Today Harry Reid finally utilized the so-called "nuclear option" to end the unprecedented number of filibusters of executive appointees by Senate Republicans, which have hampered the president's basic power to govern the country. I laugh at the term "nuclear option," since most people would term it "common sense." How does it make any sense in a democracy for a minority to prohibit the basic functions of government because it wants to throw a temper tantrum? Republicans warn Democrats that they could well soon be in the minority, but so what? Isn't it about time we recognized that we shouldn't govern purely based on partisan concerns?
Our system of government in obviously broken, something easily proven by the federal shutdown this fall and the ability of individual Senators to put "holds" on nominations without even providing a reason. The Senate likes to think of itself as "the world's greatest deliberative" body, which is a complete joke. Can anyone tell me the last time we had a profound debate of any sort in the Senate? Has there ever been a use of the filibuster which was not negative? I ask the latter question having recently read Joe Crespino's fantastic Strom Thurmond's America, where the titular Senator used the filibuster to slow down civil rights legislation and defeat card check union elections. The Senate consists of a bunch of venal blow-hards who love nothing more than the sound of their own vacuous voices. Despite acting like a bull in a china shop, Ted Cruz fits right in there.
I would be happy to find a way to scrap the current set of Senate rules completely. They are a relic from a time when the Senators were not even elected by the people, and these rules have traditionally been manipulated by reactionaries to stop popular legislation that they don't like. Make the Senate like any other legislative upper house, and force it to actually do its job. It needs to generate laws, not hot air. In any case, these rules were never voted on by the people, nor are they part of the Constitution, and thus seem to have little to no democratic validity in my eyes.
The House could use some changes, too. Above all, it actually needs to be representative of the people. The current partisan mess has left Congress just about as popular as athlete's foot and root canals, yet the same shysters get re-elected. The iron-clad nature of legislative districting has a lot to do with this. When the founders gave state legislatures the power to create districts, I don't think they had any notion of gerrymandering, yet 200 laters we still haven't fixed that awful mistake. California has put districting in non-partisan hands, and this has both made districts more representative, and politicians more responsive.

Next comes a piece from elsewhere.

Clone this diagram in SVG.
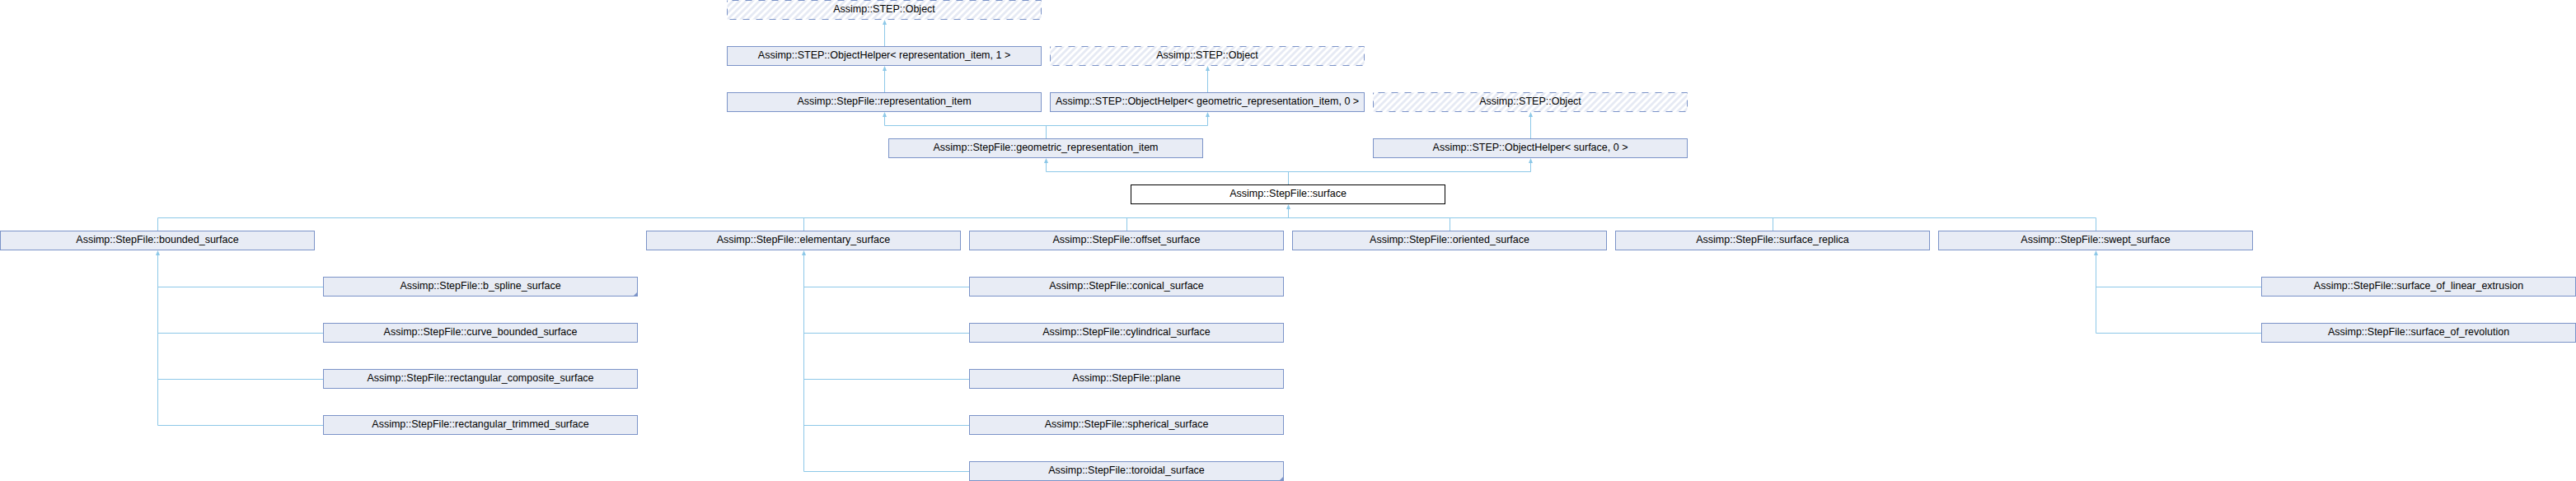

When it comes to political and social reform, our nation seems to be sleepwalking. Instead of holding onto moldy, failed political traditions like the Senate rules or state legislatures setting up legislative districts, we need to break free of them. Rather than bitching about the awfulness of Congress before pulling the lever for the same old jerks, we need to find ways to make Congress more accountable. Hopefully today will be a solid first step.